Młodzi giekaesiacy w dobrych humorach, z werwą i mocno zmotywowani stanęli na placu boju, by udowodnić swoje aspiracje do zajęcia czołowych miejsc w rozgrywkach oraz prymatu wśród drużyn regionu łódzkiego w roczniku 2001.
Wyniki fazy grupowej
GKS Bełchatów I
GKS Bełchatów – ŁKS Łódź 2:0
GKS Bełchatów – PTC Pabianice 4:1
SMS II Łódź – GKS Bełchatów 1:3
GKS Bełchatów II
SMS I Łódź – GKS Bełchatów II 3:2
GKS Bełchatów II – Elta Łódź 1:0
Widzew Łódź – GKS II Bełchatów 2:2
Do półfinału awansowały drużyny, które zajęły miejsca 1-2 w swoich grupach. Oprócz GKS I (dorobek 9 punktów) były to: ŁKS Łódź (4 pkt), Widzew Łódź (5 pkt), SMS I (7 pkt). Do drugiej grupy awansował GKS II oraz drużyny PTC Pabianice, SMS II i Elta Łódź.
Zespoły z Bełchatowa wygrały swoje mecze, (GKS II – SMS II 2:0 oraz GKS I – Widzew Łódź 2:0) i dzięki temu miały możliwość dalszej gry odpowiednio o piąte i pierwsze miejsce.
Zawodnicy GKS II pokonali Elta Łódź 2:1 i zajęli wysoką piątą lokatę. W meczu o trzecie miejsce Widzew pokonał po rzutach karnych ŁKS. W finale GKS I wyszedł przeciwko SMS I, wygrywając w najlepszym meczu turnieju 4:3. Kolegium obserwatorów jako najlepszego piłkarza turnieju wybrało zawodnika GKS I Bełchatów – Miłosza Nowaka.
Bramki dla Bełchatowa zdobywali:
GKS I – M. Nowak – 4, E. Kruszyński – 3, B. Lisowski – 3, J. Chudzik – 3
GKS II – K. Kurdasiński – 4, G. Sajewicz – 2, S. Lesiak – 1
Składy:
GKS I: Szymon Pajkert, Miłosz Nowak, Ernest Kruszyński, Bartek Lisowski, Krzysztof Bęben, Kuba Chudzik, Piotr Mielczarek, Piotr Pabich, Mateusz Stanowski.

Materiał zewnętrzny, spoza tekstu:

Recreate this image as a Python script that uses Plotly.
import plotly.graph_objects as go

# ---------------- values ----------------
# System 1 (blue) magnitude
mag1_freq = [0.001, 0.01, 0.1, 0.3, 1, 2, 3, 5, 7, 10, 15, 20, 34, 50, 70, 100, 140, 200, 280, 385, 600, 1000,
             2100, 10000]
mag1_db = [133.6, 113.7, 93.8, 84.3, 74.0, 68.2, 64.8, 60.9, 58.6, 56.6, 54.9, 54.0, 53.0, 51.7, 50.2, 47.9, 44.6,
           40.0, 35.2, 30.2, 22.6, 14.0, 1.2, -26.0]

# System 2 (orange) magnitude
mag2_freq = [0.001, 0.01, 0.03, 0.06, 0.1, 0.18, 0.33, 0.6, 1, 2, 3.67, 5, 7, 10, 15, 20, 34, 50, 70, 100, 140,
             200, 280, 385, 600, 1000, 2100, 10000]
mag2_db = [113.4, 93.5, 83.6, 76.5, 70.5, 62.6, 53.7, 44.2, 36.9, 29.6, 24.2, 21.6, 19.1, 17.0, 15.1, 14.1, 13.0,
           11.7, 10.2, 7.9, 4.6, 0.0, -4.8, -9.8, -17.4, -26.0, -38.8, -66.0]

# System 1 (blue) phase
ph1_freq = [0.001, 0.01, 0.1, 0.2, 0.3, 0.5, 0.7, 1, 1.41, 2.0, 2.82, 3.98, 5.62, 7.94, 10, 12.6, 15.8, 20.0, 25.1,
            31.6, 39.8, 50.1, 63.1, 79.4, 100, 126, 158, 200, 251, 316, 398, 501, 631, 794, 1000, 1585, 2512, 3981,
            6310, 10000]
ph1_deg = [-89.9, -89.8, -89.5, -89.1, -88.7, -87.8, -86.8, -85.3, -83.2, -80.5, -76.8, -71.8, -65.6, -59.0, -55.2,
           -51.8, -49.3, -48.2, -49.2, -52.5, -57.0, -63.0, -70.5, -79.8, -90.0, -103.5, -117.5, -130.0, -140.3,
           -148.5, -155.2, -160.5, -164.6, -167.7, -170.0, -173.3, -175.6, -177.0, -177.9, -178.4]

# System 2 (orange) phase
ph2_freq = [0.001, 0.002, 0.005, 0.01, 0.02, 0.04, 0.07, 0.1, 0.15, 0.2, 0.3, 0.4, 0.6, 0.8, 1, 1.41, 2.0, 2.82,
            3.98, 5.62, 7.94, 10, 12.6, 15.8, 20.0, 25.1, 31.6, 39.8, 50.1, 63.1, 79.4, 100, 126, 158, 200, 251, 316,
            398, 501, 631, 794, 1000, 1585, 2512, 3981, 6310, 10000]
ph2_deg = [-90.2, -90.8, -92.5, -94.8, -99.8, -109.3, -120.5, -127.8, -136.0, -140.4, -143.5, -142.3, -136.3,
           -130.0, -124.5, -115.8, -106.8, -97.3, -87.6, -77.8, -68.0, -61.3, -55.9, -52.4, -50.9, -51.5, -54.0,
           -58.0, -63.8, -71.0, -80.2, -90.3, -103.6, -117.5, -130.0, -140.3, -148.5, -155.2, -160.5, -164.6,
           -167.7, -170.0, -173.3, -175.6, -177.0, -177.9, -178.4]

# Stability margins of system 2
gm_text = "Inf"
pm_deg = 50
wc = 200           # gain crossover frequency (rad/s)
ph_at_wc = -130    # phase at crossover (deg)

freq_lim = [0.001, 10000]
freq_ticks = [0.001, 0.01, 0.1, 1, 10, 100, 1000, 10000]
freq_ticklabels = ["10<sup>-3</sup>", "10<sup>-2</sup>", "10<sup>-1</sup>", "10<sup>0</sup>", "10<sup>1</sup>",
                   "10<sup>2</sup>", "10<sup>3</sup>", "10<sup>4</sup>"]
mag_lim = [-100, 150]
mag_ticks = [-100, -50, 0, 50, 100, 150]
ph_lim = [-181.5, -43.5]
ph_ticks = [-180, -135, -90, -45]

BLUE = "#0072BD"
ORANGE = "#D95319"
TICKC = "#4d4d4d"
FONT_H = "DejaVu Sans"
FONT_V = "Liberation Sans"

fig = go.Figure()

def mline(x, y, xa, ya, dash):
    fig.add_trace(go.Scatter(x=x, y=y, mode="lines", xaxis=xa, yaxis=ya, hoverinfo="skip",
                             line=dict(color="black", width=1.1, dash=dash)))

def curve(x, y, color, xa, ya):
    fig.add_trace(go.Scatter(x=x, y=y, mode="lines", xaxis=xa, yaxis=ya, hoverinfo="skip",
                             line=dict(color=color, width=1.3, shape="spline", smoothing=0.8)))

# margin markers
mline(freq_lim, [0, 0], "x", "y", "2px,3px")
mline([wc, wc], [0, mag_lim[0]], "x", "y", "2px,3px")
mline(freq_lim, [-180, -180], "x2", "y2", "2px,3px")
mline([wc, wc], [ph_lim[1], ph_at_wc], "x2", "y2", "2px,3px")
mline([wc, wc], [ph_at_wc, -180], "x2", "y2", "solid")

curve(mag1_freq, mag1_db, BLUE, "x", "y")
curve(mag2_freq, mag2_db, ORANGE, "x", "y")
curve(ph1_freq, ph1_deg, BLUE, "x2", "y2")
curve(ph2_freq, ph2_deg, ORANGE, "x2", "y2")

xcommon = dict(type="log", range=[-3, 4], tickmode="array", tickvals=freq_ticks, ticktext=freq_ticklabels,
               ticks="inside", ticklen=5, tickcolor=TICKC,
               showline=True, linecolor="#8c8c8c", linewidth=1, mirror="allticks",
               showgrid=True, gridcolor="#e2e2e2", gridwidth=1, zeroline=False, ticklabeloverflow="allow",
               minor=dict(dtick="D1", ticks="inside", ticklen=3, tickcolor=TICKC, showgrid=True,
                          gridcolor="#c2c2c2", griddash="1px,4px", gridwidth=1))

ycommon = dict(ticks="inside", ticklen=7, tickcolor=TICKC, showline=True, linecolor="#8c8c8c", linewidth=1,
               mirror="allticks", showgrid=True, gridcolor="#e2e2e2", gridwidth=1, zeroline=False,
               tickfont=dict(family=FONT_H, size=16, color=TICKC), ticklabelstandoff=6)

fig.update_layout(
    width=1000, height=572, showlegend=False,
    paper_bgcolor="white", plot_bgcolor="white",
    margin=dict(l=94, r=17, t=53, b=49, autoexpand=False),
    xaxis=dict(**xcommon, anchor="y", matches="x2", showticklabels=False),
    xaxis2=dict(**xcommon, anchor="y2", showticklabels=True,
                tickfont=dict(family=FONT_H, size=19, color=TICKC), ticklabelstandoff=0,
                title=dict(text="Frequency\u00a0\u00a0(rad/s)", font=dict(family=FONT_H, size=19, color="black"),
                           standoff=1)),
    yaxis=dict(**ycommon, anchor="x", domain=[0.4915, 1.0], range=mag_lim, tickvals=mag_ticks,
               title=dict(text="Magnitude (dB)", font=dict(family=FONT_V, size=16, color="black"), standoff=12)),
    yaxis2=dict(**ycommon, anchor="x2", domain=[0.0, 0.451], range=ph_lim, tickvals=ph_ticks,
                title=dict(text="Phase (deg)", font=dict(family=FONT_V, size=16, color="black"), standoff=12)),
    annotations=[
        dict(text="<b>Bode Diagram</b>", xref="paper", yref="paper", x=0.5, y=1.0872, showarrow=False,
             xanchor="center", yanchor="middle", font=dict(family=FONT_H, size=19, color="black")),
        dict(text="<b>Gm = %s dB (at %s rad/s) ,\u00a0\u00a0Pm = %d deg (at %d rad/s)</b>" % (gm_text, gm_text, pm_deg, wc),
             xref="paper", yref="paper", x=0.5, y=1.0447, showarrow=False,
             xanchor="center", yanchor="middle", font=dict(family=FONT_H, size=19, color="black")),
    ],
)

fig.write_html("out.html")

GKS II: Kacper Kaczmarek, Karol Błaszczyk, Grzegorz Sajewicz, Kuba Sionkowski, Kacper Pilarczyk, Krystian Kurdasiński, Filip Kęsy, Damian Jaceński, Sebastian Lesiak.
Trener: Przemysław Przybylski
Kierownik: Krzysztof Nowak
Jako rodzic muszę skomentować bardzo niski poziom sędziowania cała reszta nie była najwyższych lotów ale zawsze to lepsze niż źle spędzone popołudnie. Ale poziom braku kompetencji i brak zainteresowania tym co dzieje się na boisku ze strony sędziów to po prostu coś niespotykanego. Wielokrotnie prowadzono spotkanie przy leżących dzieciach na boisku i dopiero interwencja rodziców doprowadzała do zatrzymania gry. Chyba obaj Panowie powinni się z tego wytłumaczyć jak i organizator. To są dzieci 10 i 9 letnie a nie stongmeni. Brak wyobraźni !!
Faktycznie organizacyjnie jakaś masakra, istotne to że chłopcy sobie pograli ale mogło być o wiele fajniej. Co do nagród przez grzeczność nie skomentuje.
Beznadziejna organizacja !! Sędziowie po kursach korepondencyjnych doprowadzali do bardzo brutalnych gier. Jedną z nagród były kartki a4 do złudzenia przypominające papier do ksero i paczka 6 wafelków na zespoły 10 i 12 osobowe. Ale drużyna to jedność więc trzeba się dzielić 🙂 Sam organizator udowodnił iż nie wiele wie o piłce jak i o organizacji.